Who do the young look up to?

Musicians, sports stars, actors were once the popular role models but today it’s TV celebrities, models, entrepreneurs

Published: 06th May 2014 05:09 AM  |   Last Updated: 06th May 2014 07:30 AM   |  A+A-


Hindi films pander to the young and their idea of what a perfect life can be. The idea is that perfection can be found in a dress, a hair-style, an accessory and that it is cool to be like those who seemingly have it all. But what if this desire becomes an obsession? Some teens go as far as developing an eating disorder in order to look thin like celebrities. Some lose their sense of self. Who a young person looks up to as a role model can perhaps determine what kind of a person he/she will become beyond their appearance, especially if their attitude and goals in life get impacted and altered.

The glut of marketing ideas greatly influences young minds and maybe a little filtering is important to sift fluff from substance. Musicians, sports stars and actors were once the most popular role models but today there are many more. Reality TV celebrities, models and entrepreneurs. However, politicians interestingly do not seem to be inspiring too many people!

While choosing role models, thinking for yourself seems like a hard thing to do.  “I actually made my parents take me to Gucci and Louis Vuitton for shopping after watching Shanaya (Alia Bhatt) in  Student Of The Year,” says 19-year-old Maira.

On the contrary, Nishant Valia in the same age group told us that he wouldn’t want to copy someone’s style. “Style for me comes from within and what’s comfortable. Actors have to put up a fake mask at times. They dress up differently in public. If you see them at home, they would probably wear the same things that you do. What they show to us might not be their personal choice,” he says.

Kriti Jalan, a 20-year-old says, “Popular culture makes me feel uncomfortable. I would never want to dress up like the celebs. On special occasions, I would want to probably have the same hair-do and make up but nothing more than that. I don’t get inspired by any struggle stories either.”
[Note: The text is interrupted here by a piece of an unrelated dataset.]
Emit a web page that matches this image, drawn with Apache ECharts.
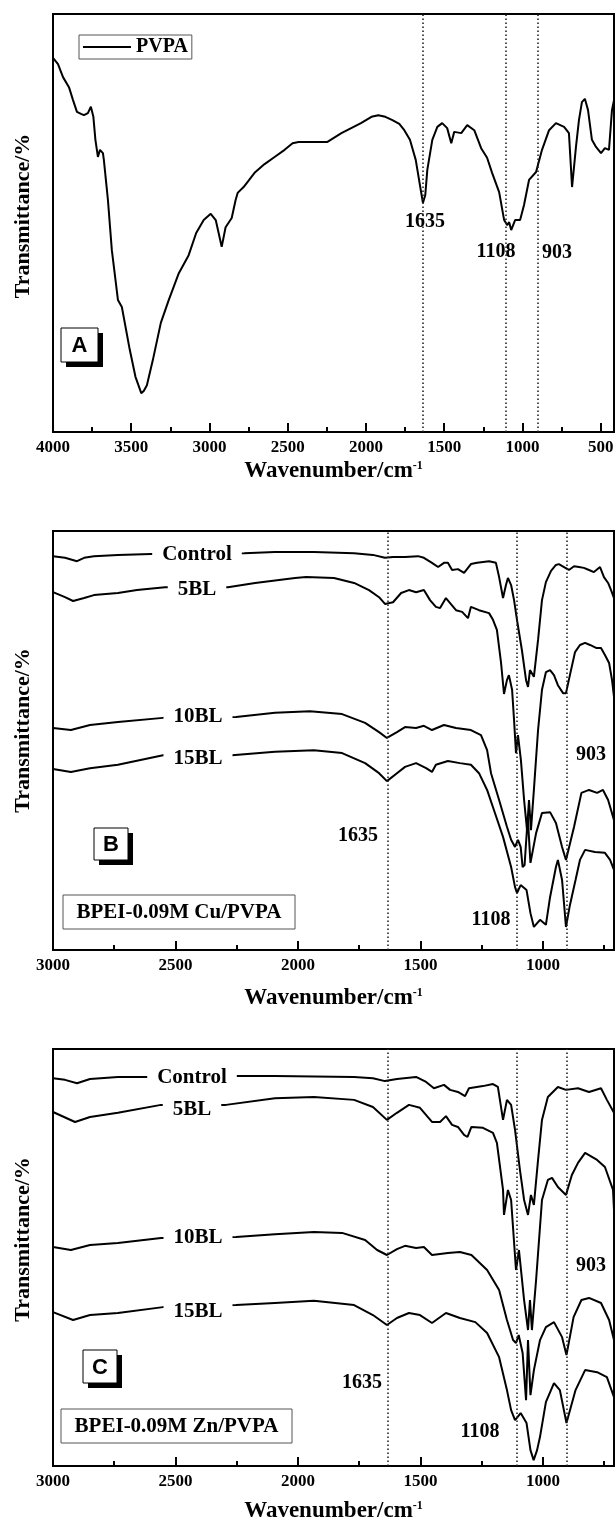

Vihaan, 21, a sportsmen  feels that having a hero to look up to can be healthy for kids, especially those who might lack parental guidance. “Teens who idolise a grounded celebrity will be inspired for the right reasons, “ he says. His hero is Michael Jordan. He adds, “It might come as a shock, but the man who became what many would call the best basketball player of all time didn’t make it to his high school basketball team. This is what keeps me going. He has missed more than 9,000 shots in his career. He has lost almost 300 games. He has failed over and over and over again in his life. And that is why he succeeded.”

J K Rowling made a huge impact on her Sukriti Mahipal’s life. She says, “The author of the famous Harry Potter books was once a waitress. Today, her books are one of the best selling series in history. I feel that teens should know whom to idolise and follow. If you take inspiration from the right people, you know you’re taking the right road. Negative influences come only if you don’t know where to draw the line.”

Jayshree Mehta, a parent, feels that celebs who underwent child abuse and suffered from domestic violence can change lives for the better. “Whenever a celebrity comes forward to share a problem, it helps thousands of people. Many domestic violence victims don’t call it abuse because they think abuse is something that happens to other people. So when a celebrity reaches out and says (the abuse) wasn’t their fault, it helps other people to start healing.”

Manisha D, another parent, says, “It’s both good and bad to get influenced by famous people. Dressing up like celebrities is one thing that is fine to a certain extent but when kids start to behave like them, that’s when parents need to talk to them.”